Supplied records |

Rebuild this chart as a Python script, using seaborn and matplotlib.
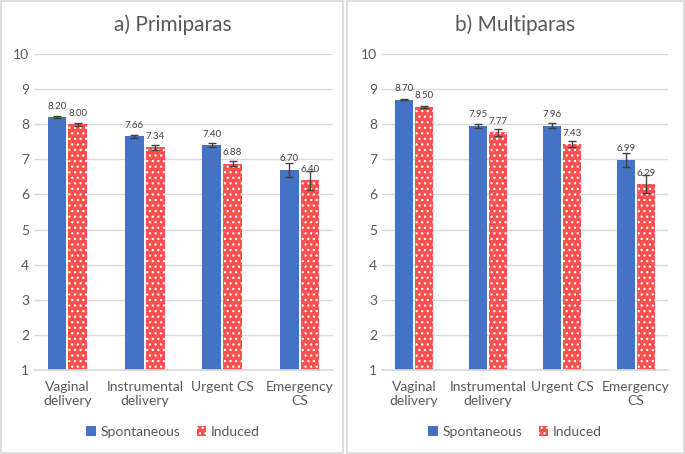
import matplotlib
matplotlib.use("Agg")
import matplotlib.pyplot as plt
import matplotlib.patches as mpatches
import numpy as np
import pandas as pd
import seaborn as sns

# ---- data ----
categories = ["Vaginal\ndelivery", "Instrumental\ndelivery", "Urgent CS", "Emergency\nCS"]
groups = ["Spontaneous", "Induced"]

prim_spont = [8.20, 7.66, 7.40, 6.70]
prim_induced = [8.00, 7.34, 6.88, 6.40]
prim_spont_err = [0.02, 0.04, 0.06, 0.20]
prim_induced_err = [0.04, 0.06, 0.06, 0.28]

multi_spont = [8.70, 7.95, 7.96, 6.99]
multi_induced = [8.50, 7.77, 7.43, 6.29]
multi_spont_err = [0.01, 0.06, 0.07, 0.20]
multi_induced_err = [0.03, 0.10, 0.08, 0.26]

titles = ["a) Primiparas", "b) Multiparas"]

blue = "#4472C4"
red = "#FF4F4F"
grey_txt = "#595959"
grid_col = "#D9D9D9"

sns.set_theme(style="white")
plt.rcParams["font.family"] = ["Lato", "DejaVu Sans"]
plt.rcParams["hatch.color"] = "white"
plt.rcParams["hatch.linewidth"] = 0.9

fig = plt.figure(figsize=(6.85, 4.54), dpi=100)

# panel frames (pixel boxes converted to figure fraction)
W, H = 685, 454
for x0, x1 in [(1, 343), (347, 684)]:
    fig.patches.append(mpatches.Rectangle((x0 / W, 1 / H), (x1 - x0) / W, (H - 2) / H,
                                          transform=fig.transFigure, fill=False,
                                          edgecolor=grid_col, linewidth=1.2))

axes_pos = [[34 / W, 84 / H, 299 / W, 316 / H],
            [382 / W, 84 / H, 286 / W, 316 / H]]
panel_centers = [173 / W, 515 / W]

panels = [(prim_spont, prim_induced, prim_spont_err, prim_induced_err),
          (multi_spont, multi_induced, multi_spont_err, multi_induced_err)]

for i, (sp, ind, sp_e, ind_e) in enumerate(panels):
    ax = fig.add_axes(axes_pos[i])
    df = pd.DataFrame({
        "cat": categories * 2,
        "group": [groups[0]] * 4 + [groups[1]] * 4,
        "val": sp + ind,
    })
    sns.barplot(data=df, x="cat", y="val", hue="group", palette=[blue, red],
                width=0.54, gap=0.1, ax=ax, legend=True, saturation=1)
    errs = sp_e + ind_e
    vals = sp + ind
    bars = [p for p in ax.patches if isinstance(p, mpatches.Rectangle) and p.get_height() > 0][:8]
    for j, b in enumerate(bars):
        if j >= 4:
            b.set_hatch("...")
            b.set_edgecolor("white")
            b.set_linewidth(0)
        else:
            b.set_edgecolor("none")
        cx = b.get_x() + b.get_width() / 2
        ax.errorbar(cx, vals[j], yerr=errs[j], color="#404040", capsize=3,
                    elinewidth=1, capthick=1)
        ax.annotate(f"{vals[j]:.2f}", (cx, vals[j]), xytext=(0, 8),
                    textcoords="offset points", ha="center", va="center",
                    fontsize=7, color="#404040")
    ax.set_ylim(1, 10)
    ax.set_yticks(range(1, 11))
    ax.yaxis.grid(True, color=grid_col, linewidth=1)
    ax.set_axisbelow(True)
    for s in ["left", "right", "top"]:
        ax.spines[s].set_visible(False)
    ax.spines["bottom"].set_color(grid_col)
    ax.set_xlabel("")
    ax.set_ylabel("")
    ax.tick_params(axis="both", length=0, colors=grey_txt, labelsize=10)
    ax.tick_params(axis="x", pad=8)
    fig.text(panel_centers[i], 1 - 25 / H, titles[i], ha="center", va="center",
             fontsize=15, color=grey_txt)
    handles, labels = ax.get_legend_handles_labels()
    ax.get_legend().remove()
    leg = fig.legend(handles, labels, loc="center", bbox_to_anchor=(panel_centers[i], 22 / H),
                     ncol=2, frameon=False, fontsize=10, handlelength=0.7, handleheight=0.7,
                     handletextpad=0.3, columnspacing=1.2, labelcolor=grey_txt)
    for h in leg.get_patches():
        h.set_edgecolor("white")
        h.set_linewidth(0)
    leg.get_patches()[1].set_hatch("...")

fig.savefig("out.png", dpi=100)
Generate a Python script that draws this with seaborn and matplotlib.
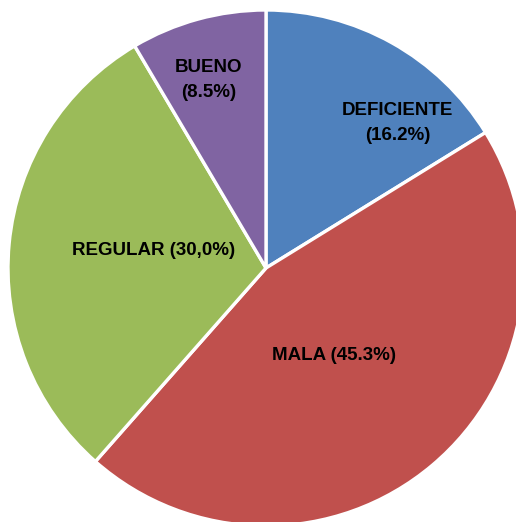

Task prompt |
Restate word for word every line from the top of the entries above to the line with "prim_induced_err = [0.04, 0.06, 0.06, 0.28]", inclusive, and skip any pictures.

Worked solution |
Rebuild this chart as a Python script, using seaborn and matplotlib.
import matplotlib
matplotlib.use("Agg")
import matplotlib.pyplot as plt
import matplotlib.patches as mpatches
import numpy as np
import pandas as pd
import seaborn as sns

# ---- data ----
categories = ["Vaginal\ndelivery", "Instrumental\ndelivery", "Urgent CS", "Emergency\nCS"]
groups = ["Spontaneous", "Induced"]

prim_spont = [8.20, 7.66, 7.40, 6.70]
prim_induced = [8.00, 7.34, 6.88, 6.40]
prim_spont_err = [0.02, 0.04, 0.06, 0.20]
prim_induced_err = [0.04, 0.06, 0.06, 0.28]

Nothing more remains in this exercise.